Think Before You, er, …Tweet?
Businessman James Andrews, arriving in Memphis on a business trip, tweeted, “True confession but I’m in one of those towns where I scratch my head and say ‘I would die if I had to live here.’”
Andrews’ comments created an uproar in Memphis and jeopardized his job. “He failed to consider that once recorded and made public on Twitter, his words might come back to haunt him, such being life in the digital age,” points out P.M. Forni, professor in the Department of German and Roman Languages and Literatures, in his new book, The Thinking Life, How to Thrive in the Age of Distraction.

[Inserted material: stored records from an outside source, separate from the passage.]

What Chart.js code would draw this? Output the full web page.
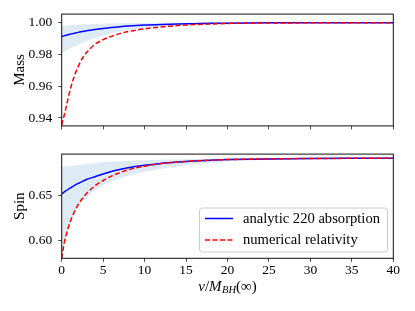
<!DOCTYPE html>
<html>
<head>
<meta charset="utf-8">
<script src="https://cdn.jsdelivr.net/npm/chart.js@4.4.1/dist/chart.umd.min.js"></script>
<style>
  html, body { margin: 0; padding: 0; background: #fff; }
  #wrap { position: relative; width: 415px; height: 311px; }
  #massChart { position: absolute; left: 0; top: 0; }
  #spinChart { position: absolute; left: 0; top: 140px; }
</style>
</head>
<body>
<div id="wrap">
  <canvas id="massChart" width="415" height="140"></canvas>
  <canvas id="spinChart" width="415" height="171"></canvas>
</div>
<script>
// v / M_BH(inf)
const velocity = [0, 0.25, 0.5, 1, 1.5, 2, 2.5, 3, 4, 5, 6, 7, 8, 10, 12, 14, 16, 18, 20, 25, 30, 35, 40];

const massAnalytic = [0.9913, 0.9917, 0.9920, 0.9927, 0.9933, 0.9939, 0.9944, 0.9949, 0.9957, 0.9964, 0.9970, 0.9975, 0.9979, 0.9985, 0.9989, 0.9992, 0.9994, 0.9996, 0.9997, 0.9999, 1.0000, 1.0000, 1.0000];
const massNR = [0.9355, 0.9406, 0.9460, 0.9573, 0.9660, 0.9725, 0.9776, 0.9812, 0.9863, 0.9893, 0.9914, 0.9931, 0.9944, 0.9961, 0.9973, 0.9982, 0.9988, 0.9992, 0.9995, 0.9998, 0.9999, 1.0000, 1.0000];
const massBandHigh = [0.9981, 0.9982, 0.9983, 0.9985, 0.9986, 0.9988, 0.9989, 0.9990, 0.9992, 0.9994, 0.9995, 0.9996, 0.9997, 0.9998, 0.9999, 1.0000, 1.0000, 1.0000, 1.0000, 1.0000, 1.0001, 1.0001, 1.0001];
const massBandLow = [0.9810, 0.9817, 0.9824, 0.9837, 0.9850, 0.9861, 0.9872, 0.9883, 0.9903, 0.9920, 0.9934, 0.9944, 0.9952, 0.9965, 0.9975, 0.9983, 0.9988, 0.9992, 0.9995, 0.9998, 0.9999, 1.0000, 1.0000];

const spinAnalytic = [0.6517, 0.6534, 0.6550, 0.6581, 0.6608, 0.6633, 0.6656, 0.6676, 0.6707, 0.6738, 0.6766, 0.6788, 0.6807, 0.6834, 0.6855, 0.6870, 0.6882, 0.6891, 0.6897, 0.6905, 0.6909, 0.6911, 0.6912];
const spinNR = [0.5800, 0.5945, 0.6045, 0.6200, 0.6312, 0.6400, 0.6466, 0.6522, 0.6606, 0.6665, 0.6714, 0.6752, 0.6783, 0.6824, 0.6853, 0.6870, 0.6882, 0.6891, 0.6897, 0.6905, 0.6909, 0.6911, 0.6912];
const spinBandHigh = [0.6817, 0.6819, 0.6821, 0.6826, 0.6831, 0.6836, 0.6841, 0.6847, 0.6859, 0.6869, 0.6875, 0.6880, 0.6884, 0.6890, 0.6896, 0.6900, 0.6903, 0.6906, 0.6908, 0.6910, 0.6911, 0.6912, 0.6913];
const spinBandLow = [0.5780, 0.5930, 0.6030, 0.6180, 0.6290, 0.6370, 0.6430, 0.6480, 0.6555, 0.6612, 0.6655, 0.6690, 0.6718, 0.6762, 0.6795, 0.6822, 0.6845, 0.6862, 0.6875, 0.6895, 0.6905, 0.6910, 0.6912];

const velocityTicks = [0, 5, 10, 15, 20, 25, 30, 35, 40];
const massTicks = [0.94, 0.96, 0.98, 1.00];
const spinTicks = [0.60, 0.65];

const seriesLabels = ['analytic 220 absorption', 'numerical relativity'];

const SERIF = "'Liberation Serif', 'Times New Roman', serif";
const BAND = 'rgba(31, 119, 180, 0.15)';

Chart.defaults.font.family = SERIF;
Chart.defaults.font.size = 13.5;
Chart.defaults.color = '#000';

const toPoints = ys => velocity.map((v, i) => ({ x: v, y: ys[i] }));

function buildDatasets(analytic, nr, high, low) {
    return [
        {
            label: seriesLabels[0],
            data: toPoints(analytic),
            borderColor: '#0000ff',
            borderWidth: 1.5,
            order: 1
        },
        {
            label: seriesLabels[1],
            data: toPoints(nr),
            borderColor: '#ff0000',
            borderWidth: 1.5,
            borderDash: [5, 2.5],
            order: 0
        },
        {
            data: toPoints(high),
            borderWidth: 0,
            borderColor: 'rgba(0,0,0,0)',
            fill: false,
            order: 2
        },
        {
            data: toPoints(low),
            borderWidth: 0,
            borderColor: 'rgba(0,0,0,0)',
            backgroundColor: BAND,
            fill: '-1',
            order: 3
        }
    ];
}

// box round the plot area
const framePlugin = {
    id: 'frame',
    afterDraw(chart) {
        const { ctx, chartArea: a } = chart;
        ctx.save();
        ctx.strokeStyle = '#111';
        ctx.lineWidth = 1;
        ctx.strokeRect(a.left, a.top, a.right - a.left, a.bottom - a.top);
        ctx.restore();
    }
};

function roundRect(ctx, x, y, w, h, r) {
    ctx.beginPath();
    ctx.moveTo(x + r, y);
    ctx.arcTo(x + w, y, x + w, y + h, r);
    ctx.arcTo(x + w, y + h, x, y + h, r);
    ctx.arcTo(x, y + h, x, y, r);
    ctx.arcTo(x, y, x + w, y, r);
    ctx.closePath();
}

// legend in lower right of the spin panel
const cornerLegend = {
    id: 'cornerLegend',
    afterDraw(chart) {
        const { ctx, chartArea: a } = chart;
        const items = chart.data.datasets.filter(d => d.label);
        ctx.save();
        ctx.font = '14.6px ' + SERIF;
        const textW = Math.max(...items.map(d => ctx.measureText(d.label).width));
        const w = 44 + textW + 7;
        const h = 44;
        const x = a.right - 6.3 - w;
        const y = a.bottom - 6.8 - h;
        roundRect(ctx, x + 0.5, y + 0.5, w, h, 3);
        ctx.fillStyle = 'rgba(255,255,255,0.8)';
        ctx.fill();
        ctx.strokeStyle = '#cccccc';
        ctx.lineWidth = 1;
        ctx.stroke();
        const rows = [y + 11, y + h - 11.5];
        items.forEach((d, i) => {
            ctx.beginPath();
            ctx.strokeStyle = d.borderColor;
            ctx.lineWidth = d.borderWidth;
            ctx.setLineDash(d.borderDash || []);
            ctx.moveTo(x + 6, rows[i]);
            ctx.lineTo(x + 34, rows[i]);
            ctx.stroke();
            ctx.setLineDash([]);
            ctx.fillStyle = '#000';
            ctx.textBaseline = 'middle';
            ctx.textAlign = 'left';
            ctx.fillText(d.label, x + 44, rows[i] + 0.5);
        });
        ctx.restore();
    }
};

// x title with subscript: v/M_BH(inf)
const xTitle = {
    id: 'xTitle',
    afterDraw(chart) {
        const { ctx, chartArea: a } = chart;
        const parts = [
            { t: 'v', f: 'italic 15px ' + SERIF, dy: 0 },
            { t: '/', f: '15px ' + SERIF, dy: 0 },
            { t: 'M', f: 'italic 15px ' + SERIF, dy: 0 },
            { t: 'BH', f: 'italic 10.5px ' + SERIF, dy: 2.5 },
            { t: '(\u221e)', f: '15px ' + SERIF, dy: 0 }
        ];
        ctx.save();
        let total = 0;
        parts.forEach(p => { ctx.font = p.f; p.w = ctx.measureText(p.t).width + (p.t === 'M' ? 0.5 : 0); total += p.w; });
        let x = (a.left + a.right) / 2 - total / 2;
        const base = a.bottom + 32.5;
        ctx.fillStyle = '#000';
        ctx.textBaseline = 'alphabetic';
        parts.forEach(p => {
            ctx.font = p.f;
            ctx.fillText(p.t, x, base + p.dy);
            x += p.w;
        });
        ctx.restore();
    }
};

function makeOptions(yTitle, yMin, yMax, yTicks, showX, xHeight, topPad) {
    return {
        responsive: false,
        animation: false,
        layout: { padding: { top: topPad, right: 21.7, left: 0, bottom: 0 } },
        elements: {
            point: { radius: 0 },
            line: { cubicInterpolationMode: 'monotone' }
        },
        plugins: {
            legend: { display: false },
            tooltip: { enabled: false }
        },
        scales: {
            x: {
                type: 'linear',
                min: 0,
                max: 40,
                afterBuildTicks: s => { s.ticks = velocityTicks.map(v => ({ value: v })); },
                afterFit: s => { s.height = xHeight; },
                grid: { drawOnChartArea: false, tickLength: 3.5, color: '#222', lineWidth: 0.8 },
                border: { display: false },
                ticks: { display: showX, padding: 1, maxRotation: 0 }
            },
            y: {
                min: yMin,
                max: yMax,
                afterBuildTicks: s => { s.ticks = yTicks.map(v => ({ value: v })); },
                afterFit: s => { s.width = 61.7; },
                grid: { drawOnChartArea: false, tickLength: 3.5, color: '#222', lineWidth: 0.8 },
                border: { display: false },
                ticks: { padding: 6, callback: v => v.toFixed(2) },
                title: { display: true, text: yTitle, font: { size: 15 }, padding: { top: 11, bottom: 0 } }
            }
        }
    };
}

new Chart(document.getElementById('massChart'), {
    type: 'line',
    data: { datasets: buildDatasets(massAnalytic, massNR, massBandHigh, massBandLow) },
    options: makeOptions('Mass', 0.935, 1.0054, massTicks, false, 12.7, 14),
    plugins: [framePlugin]
});

new Chart(document.getElementById('spinChart'), {
    type: 'line',
    data: { datasets: buildDatasets(spinAnalytic, spinNR, spinBandHigh, spinBandLow) },
    options: makeOptions('Spin', 0.5802, 0.6958, spinTicks, true, 52.7, 5.7),
    plugins: [framePlugin, cornerLegend, xTitle]
});
</script>
</body>
</html>
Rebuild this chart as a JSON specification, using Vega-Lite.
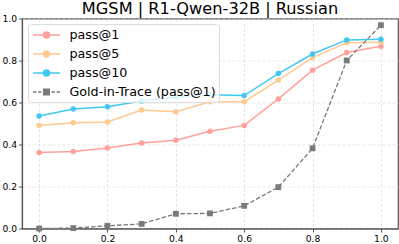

The need to think before you tweet is just one variation of the theme, illustrated in countless cases and developed as a point for reflection in this latest work by Forni, who has become the voice for civility through his popular writings. While embracing new digital media as a great source of information, Forni explains that the barrage of instant communication can lead to stress and unhappiness. “In this age that has made distraction a way of life,” he writes “the essence of my message could not be simpler: Think if you wish to thrive.”
Forni, professor of Italian literature, has ushered in a new era of civility at countless workplaces and schools through his Hopkins-based Civility Initiative. A devotee of the Stoic philosophers, he himself is the essence of civility and calm as he responds to nuances of conversation over a glass of iced tea at a Barnes & Noble bookstore. The spark for this attention to inattention did not come from any specific event or student; rather it stemmed from his observation of “society at large,” he says.” It seems that we cannot conceive of how the Roman aqueducts, the pyramids, Michelangelo’s David … “ Forni pauses as if he could continue the list forever, “could be conceived without Facebook.”
“One of the major disadvantages of our reliance on the Net is that we do not retain the information. Our prevailing operational mode is one of retrieval, not retention. The problem with that is that our brain’s neural pathways are only as good as the cognitive tasks we ask them to perform. We could ask the Net to do our storing for us, but retention is not just passive storage that we can delegate to a machine.”
In his inimitable way, Forni reduces the complex to a simple, incisive question in the book: “So, is Google making us stupid?”
He skirts direct answers in favor of examples, more questions, stories and quotes from the Stoics as well as later philosophers including Buddha, Isaac Newton, and others. The Thinking Life is divided into 12 chapters addressing such topics as “Why You Don’t Think and Why You Should” and “Choosing to Be Thoughtful.” Forni urges readers to apply the book to their lives through questions and exercises at the end of each chapter. For example, in a chapter focused on simplifying life, he encourages readers to reflect: “In the age of multi-tasking, is Marcus Aurelius’ exhortation to keep things to a few inspirational or impractical?”
Forni says he likes the idea of reaching more people with down-to-earth, practical wisdom. After all, Stoic Epictetus wrote the original self-help book, The Enchiridion, which offers advice on “how to live your life in a way that is in harmony with rationality and nature,” says Forni.